Living in Los Angeles allows one the opportunity to enjoy the full gamut of those peculiar sensations commonly expressed in the abbreviation, “WTF!” (Exclamation point mandated.) From bemusement to indignation to outright incredulity, our great city’s policies and practices seem calculated to inspire consternation. Especially if you should ever set foot, or wheel, on the streets.
I have recently begin employing the handy diagonal made by Second Street from the downtown tunnel to Echo Park. This route, which I have used for different purposes many times in the past, connects the ever-growing bikeg culture of the Central City to that of Echo Park, Silverlake, and East Hollywood. I now use it to get from the Pershing Square Metro stop to “Historic Filipinotown,” where I work part-time. From Hill Street to the Beverly Boulevard overpass there are useful if inelegant bike lanes. True, the ones in the tunnel are buffered by both paint and flexible bollards (some of which, however, have been obliterated), but said lanes are full of trash, mud, and broken glass.This somewhat diminishes the comfort and utility they are allegedly designed to provide.
Nevertheless, they are bike lanes, and they continue to the aforementioned overpass. Where they just stop.

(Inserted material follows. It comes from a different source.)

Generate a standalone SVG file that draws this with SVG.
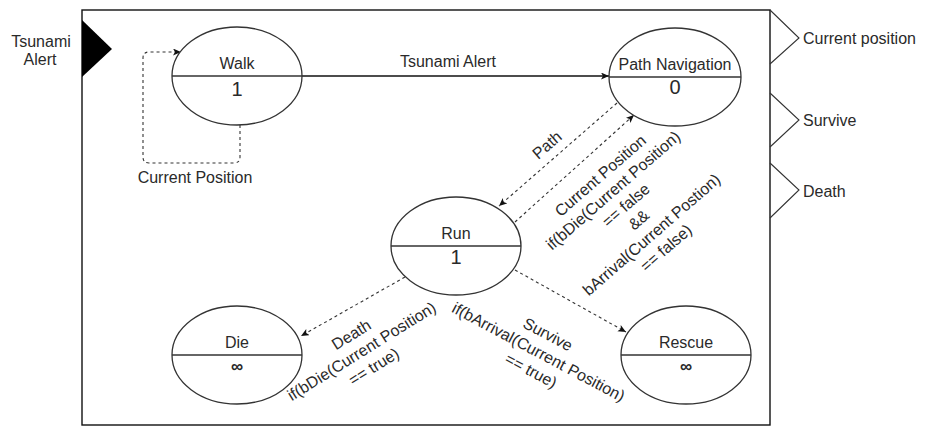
<svg xmlns="http://www.w3.org/2000/svg" width="934" height="441" viewBox="0 0 934 441">
<style>
text{font-family:"Liberation Sans",Arial,sans-serif;fill:#2a2a2a;font-size:16px}
.c{text-anchor:middle}
.node{fill:#fff;stroke:#333;stroke-width:1.3}
.div{stroke:#333;stroke-width:1.3}
.big{font-size:20px}
.inf{font-size:17px;font-weight:bold}
.dash{fill:none;stroke:#333;stroke-width:1.1;stroke-dasharray:3 3}
.solid{fill:none;stroke:#111;stroke-width:1.4}
.chev{fill:none;stroke:#333;stroke-width:1.1}
</style>
<defs>
<marker id="arr" markerUnits="userSpaceOnUse" markerWidth="10" markerHeight="8" refX="8" refY="3.5" orient="auto">
<path d="M0,0 L8,3.5 L0,7 L2,3.5 z" fill="#111"/>
</marker>
</defs>
<rect width="934" height="441" fill="#fff"/>
<g id="frame">
<rect x="82" y="10" width="688" height="415" fill="none" stroke="#111" stroke-width="1.4"/>
<polygon points="82,20 112,49 82,77" fill="#000"/>
<text class="c" x="41" y="47" font-size="15.5">Tsunami</text>
<text class="c" x="40" y="65" font-size="15.5">Alert</text>
</g>
<g id="outputs">
<polyline class="chev" points="770,10 799,38 770,64"/>
<polyline class="chev" points="770,93 799,120 770,147"/>
<polyline class="chev" points="770,163 799,190 770,218"/>
<text x="803" y="44">Current position</text>
<text x="803" y="126">Survive</text>
<text x="803" y="197">Death</text>
</g>
<g id="connectors">
<line class="solid" x1="302" y1="76" x2="609" y2="76" marker-end="url(#arr)"/>
<text class="c" x="448" y="67">Tsunami Alert</text>
<path class="dash" d="M240,125 L240,157 Q240,163 234,163 L149,163 Q143,163 143,157 L143,58 Q143,52 149,52 L181,52" marker-end="url(#arr)"/>
<text class="c" x="195" y="183">Current Position</text>
<line class="dash" x1="617" y1="103" x2="499" y2="206" marker-end="url(#arr)"/>
<text class="c" transform="translate(547,145) rotate(-41)" y="5.5">Path</text>
<line class="dash" x1="515" y1="222" x2="634" y2="115" marker-end="url(#arr)"/>
<text class="c" transform="translate(634,211) rotate(-41)">
<tspan x="0" y="-43.3">Current Position</tspan>
<tspan x="0" y="-23.8">if(bDie(Current Position)</tspan>
<tspan x="0" y="-4.3">== false</tspan>
<tspan x="0" y="15.3">&amp;&amp;</tspan>
<tspan x="0" y="34.8">bArrival(Current Postion)</tspan>
<tspan x="0" y="54.3">== false)</tspan>
</text>
<line class="dash" x1="515" y1="270" x2="626" y2="332" marker-end="url(#arr)"/>
<text class="c" transform="translate(540.5,353) rotate(28)">
<tspan x="0" y="-14.5">Survive</tspan>
<tspan x="0" y="5.5">if(bArrival(Current Position)</tspan>
<tspan x="0" y="25.5">== true)</tspan>
</text>
<line class="dash" x1="405" y1="277" x2="301" y2="336" marker-end="url(#arr)"/>
<text class="c" transform="translate(363.5,350) rotate(-32)">
<tspan x="0" y="-14">Death</tspan>
<tspan x="0" y="5.5">if(bDie(Current Position)</tspan>
<tspan x="0" y="25">== true)</tspan>
</text>
</g>
<g id="walk">
<ellipse class="node" cx="237" cy="76" rx="65" ry="49"/>
<line class="div" x1="172" y1="76" x2="302" y2="76"/>
<text class="c" x="237" y="69">Walk</text>
<text class="c big" x="237" y="96">1</text>
</g>
<g id="path-navigation">
<ellipse class="node" cx="675" cy="77" rx="66" ry="49"/>
<line class="div" x1="609" y1="77" x2="741" y2="77"/>
<text class="c" x="675" y="70">Path Navigation</text>
<text class="c big" x="675" y="94">0</text>
</g>
<g id="run">
<ellipse class="node" cx="456" cy="246" rx="65" ry="49"/>
<line class="div" x1="391" y1="246" x2="521" y2="246"/>
<text class="c" x="456" y="239">Run</text>
<text class="c big" x="456" y="264">1</text>
</g>
<g id="die">
<ellipse class="node" cx="237" cy="355" rx="65" ry="49"/>
<line class="div" x1="172" y1="355" x2="302" y2="355"/>
<text class="c" x="237" y="348">Die</text>
<text class="c inf" x="237" y="372">∞</text>
</g>
<g id="rescue">
<ellipse class="node" cx="686" cy="355" rx="65" ry="49"/>
<line class="div" x1="621" y1="355" x2="751" y2="355"/>
<text class="c" x="686" y="348">Rescue</text>
<text class="c inf" x="686" y="372">∞</text>
</g>
</svg>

So, after you work your way through the confusion of a five-way intersection under a bridge, you find yourself sharing the road with speeding cars and trucks.
Well, when there are any. It seems that rush hour, lunch hour, any hour, there is not too much traffic here, and much of what there is is pedal-powered.
This lack of traffic is unfortunate, as the wide-open lanes just encourage motorists to speed, which they do, as they always do, with insouciance. (A French word meaning, “Doesn’t give a damn.”)
Bike lanes are vital here, as I see many, many cyclists using the route, which is a natural for velocipedalists. Even in the recent rains, cyclists were out in force. Motorists, not so much.
Still, the street seems geared to the desires of speed demons: waiting for a green light at a cross street will see you aging in place long before you can cross. Pedestrians just give up and chance the traffic by “jaywalking.” Cyclists just grind on up to Echo Park in the battered right margin of the overly-generous lanes. Buzzing incidents are common–they’ve happened to me.
So why no bike lane?
Don’t ask me. Ask LADOT. Email them at firstname.lastname@example.org. Maybe they’ll have an answer. Paint’s too expensive, or Cedillo might frown at them, or something like.
It would be nice ot have bike lanes (and reasonable pedestrian crossings) along this natural bike route in a neighborhood where few own cars.
Oh, LA! They don’t call you La-La Land for nothing, do they?